Rows from a dataset of charts and code
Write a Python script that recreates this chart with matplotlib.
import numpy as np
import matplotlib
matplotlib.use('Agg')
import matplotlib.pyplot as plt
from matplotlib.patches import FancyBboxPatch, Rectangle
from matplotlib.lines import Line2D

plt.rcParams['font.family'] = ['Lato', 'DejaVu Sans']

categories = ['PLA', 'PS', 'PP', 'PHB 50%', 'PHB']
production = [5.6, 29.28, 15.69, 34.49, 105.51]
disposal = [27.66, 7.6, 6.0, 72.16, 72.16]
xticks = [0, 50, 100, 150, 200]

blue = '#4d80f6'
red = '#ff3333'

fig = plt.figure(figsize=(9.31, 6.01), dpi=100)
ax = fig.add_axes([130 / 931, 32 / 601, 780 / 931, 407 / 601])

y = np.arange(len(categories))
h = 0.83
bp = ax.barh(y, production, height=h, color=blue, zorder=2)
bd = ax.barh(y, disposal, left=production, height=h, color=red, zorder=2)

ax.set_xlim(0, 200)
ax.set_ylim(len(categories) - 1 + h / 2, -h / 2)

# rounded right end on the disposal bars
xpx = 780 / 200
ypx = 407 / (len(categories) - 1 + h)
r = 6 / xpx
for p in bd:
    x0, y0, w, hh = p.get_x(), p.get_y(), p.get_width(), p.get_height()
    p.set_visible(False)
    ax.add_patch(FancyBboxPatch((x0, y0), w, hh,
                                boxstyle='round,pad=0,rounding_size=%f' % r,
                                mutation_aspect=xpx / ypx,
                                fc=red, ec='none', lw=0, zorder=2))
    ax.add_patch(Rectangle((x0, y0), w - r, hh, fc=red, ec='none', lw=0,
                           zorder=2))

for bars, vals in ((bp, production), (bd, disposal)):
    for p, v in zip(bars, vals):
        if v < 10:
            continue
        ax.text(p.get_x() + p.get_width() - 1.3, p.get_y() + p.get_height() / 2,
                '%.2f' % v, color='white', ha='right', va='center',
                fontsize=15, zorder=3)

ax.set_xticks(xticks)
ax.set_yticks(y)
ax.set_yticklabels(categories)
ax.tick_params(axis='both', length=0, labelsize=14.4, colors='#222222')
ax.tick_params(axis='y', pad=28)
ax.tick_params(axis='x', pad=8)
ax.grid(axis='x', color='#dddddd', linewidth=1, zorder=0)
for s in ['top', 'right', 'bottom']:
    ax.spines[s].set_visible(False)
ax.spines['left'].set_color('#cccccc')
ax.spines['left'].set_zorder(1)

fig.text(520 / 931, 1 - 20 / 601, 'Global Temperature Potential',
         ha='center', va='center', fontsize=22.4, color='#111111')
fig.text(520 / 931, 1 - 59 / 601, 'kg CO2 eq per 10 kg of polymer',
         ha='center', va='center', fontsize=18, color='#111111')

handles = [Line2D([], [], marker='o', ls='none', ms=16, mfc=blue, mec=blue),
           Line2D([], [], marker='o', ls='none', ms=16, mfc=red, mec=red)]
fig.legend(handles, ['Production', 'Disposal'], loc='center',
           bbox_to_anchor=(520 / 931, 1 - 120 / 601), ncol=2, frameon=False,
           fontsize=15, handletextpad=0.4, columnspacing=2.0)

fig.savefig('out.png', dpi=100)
...
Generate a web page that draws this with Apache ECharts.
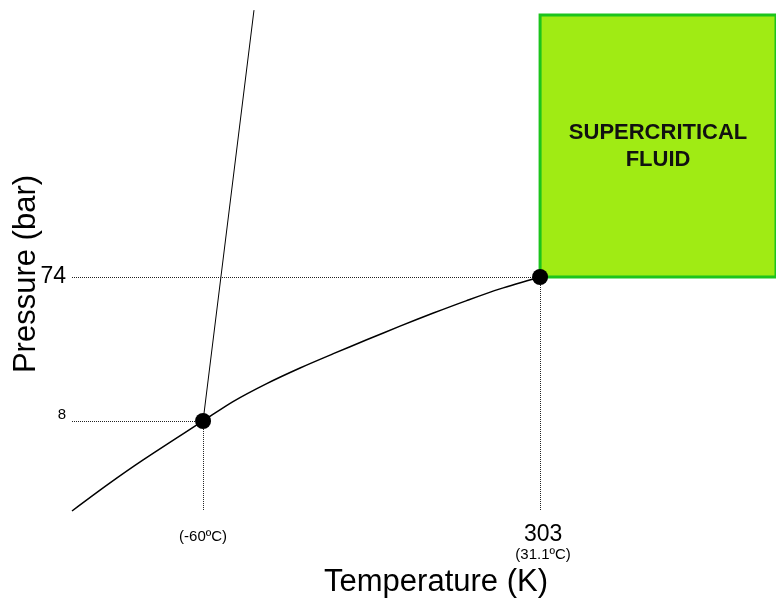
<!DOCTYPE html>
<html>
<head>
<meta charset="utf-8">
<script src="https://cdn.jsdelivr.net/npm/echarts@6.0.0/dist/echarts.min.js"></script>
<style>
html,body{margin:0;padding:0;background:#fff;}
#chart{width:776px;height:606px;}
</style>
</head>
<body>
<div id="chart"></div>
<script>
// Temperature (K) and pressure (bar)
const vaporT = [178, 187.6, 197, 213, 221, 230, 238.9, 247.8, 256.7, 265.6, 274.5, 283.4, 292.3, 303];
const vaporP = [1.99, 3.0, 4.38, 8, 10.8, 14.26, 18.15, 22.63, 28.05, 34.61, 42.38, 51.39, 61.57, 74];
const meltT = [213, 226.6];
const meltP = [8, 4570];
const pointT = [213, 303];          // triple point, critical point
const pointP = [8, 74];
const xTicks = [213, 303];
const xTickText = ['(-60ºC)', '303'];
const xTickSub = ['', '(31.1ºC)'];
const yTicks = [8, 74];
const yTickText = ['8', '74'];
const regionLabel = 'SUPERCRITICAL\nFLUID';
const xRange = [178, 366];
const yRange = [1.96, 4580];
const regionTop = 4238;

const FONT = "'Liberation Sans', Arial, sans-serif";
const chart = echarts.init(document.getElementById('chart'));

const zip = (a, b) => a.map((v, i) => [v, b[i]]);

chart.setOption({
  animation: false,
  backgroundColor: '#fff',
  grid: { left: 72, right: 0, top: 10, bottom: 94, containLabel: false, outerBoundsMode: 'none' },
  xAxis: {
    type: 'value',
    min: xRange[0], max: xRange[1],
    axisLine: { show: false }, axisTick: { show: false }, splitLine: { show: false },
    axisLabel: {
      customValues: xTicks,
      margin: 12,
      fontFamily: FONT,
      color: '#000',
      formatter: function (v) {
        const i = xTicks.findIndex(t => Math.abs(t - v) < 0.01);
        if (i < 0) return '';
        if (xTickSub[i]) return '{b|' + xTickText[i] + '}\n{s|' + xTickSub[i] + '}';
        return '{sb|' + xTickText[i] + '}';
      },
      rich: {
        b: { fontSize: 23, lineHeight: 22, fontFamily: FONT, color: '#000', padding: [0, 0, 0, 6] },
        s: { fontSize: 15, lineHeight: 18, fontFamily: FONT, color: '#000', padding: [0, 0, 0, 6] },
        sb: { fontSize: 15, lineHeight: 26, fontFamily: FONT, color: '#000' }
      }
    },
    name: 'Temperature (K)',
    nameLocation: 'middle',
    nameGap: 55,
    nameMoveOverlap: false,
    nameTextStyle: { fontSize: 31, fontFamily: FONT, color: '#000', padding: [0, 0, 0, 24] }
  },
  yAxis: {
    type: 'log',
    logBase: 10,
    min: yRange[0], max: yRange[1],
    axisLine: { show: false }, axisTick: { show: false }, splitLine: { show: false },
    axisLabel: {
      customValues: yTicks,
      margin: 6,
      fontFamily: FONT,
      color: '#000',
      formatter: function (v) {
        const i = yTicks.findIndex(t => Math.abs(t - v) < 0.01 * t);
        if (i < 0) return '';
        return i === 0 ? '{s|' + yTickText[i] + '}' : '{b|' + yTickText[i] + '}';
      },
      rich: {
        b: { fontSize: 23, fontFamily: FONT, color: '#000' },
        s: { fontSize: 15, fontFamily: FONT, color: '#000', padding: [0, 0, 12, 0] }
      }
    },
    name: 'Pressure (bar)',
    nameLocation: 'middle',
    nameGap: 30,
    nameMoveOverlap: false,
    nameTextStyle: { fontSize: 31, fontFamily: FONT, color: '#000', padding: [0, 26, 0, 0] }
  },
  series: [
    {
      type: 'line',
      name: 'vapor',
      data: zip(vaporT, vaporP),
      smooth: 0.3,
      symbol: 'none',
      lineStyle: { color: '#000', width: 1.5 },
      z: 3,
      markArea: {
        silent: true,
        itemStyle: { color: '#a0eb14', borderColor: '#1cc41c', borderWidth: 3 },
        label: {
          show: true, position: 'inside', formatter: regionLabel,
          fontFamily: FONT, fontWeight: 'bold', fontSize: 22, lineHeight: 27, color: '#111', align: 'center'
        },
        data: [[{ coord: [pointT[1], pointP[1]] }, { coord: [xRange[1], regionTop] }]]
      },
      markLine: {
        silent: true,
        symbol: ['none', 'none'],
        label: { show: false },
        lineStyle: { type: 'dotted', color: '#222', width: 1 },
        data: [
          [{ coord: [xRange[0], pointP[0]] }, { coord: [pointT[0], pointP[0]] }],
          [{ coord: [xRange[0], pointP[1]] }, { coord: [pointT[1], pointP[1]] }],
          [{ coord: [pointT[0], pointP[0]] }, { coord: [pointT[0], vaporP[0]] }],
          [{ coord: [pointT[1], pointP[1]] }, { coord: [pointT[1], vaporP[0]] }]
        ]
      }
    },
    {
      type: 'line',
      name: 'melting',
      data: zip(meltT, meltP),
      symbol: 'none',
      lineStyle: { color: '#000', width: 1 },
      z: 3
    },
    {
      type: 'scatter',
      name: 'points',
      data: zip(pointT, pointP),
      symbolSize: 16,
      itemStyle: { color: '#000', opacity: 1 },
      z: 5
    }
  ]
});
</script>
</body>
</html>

## What is required
Scan the listing above. Collect all lines with the word "that".

## Expected output
Write a Python script that recreates this chart with matplotlib.
Generate a web page that draws this with Apache ECharts.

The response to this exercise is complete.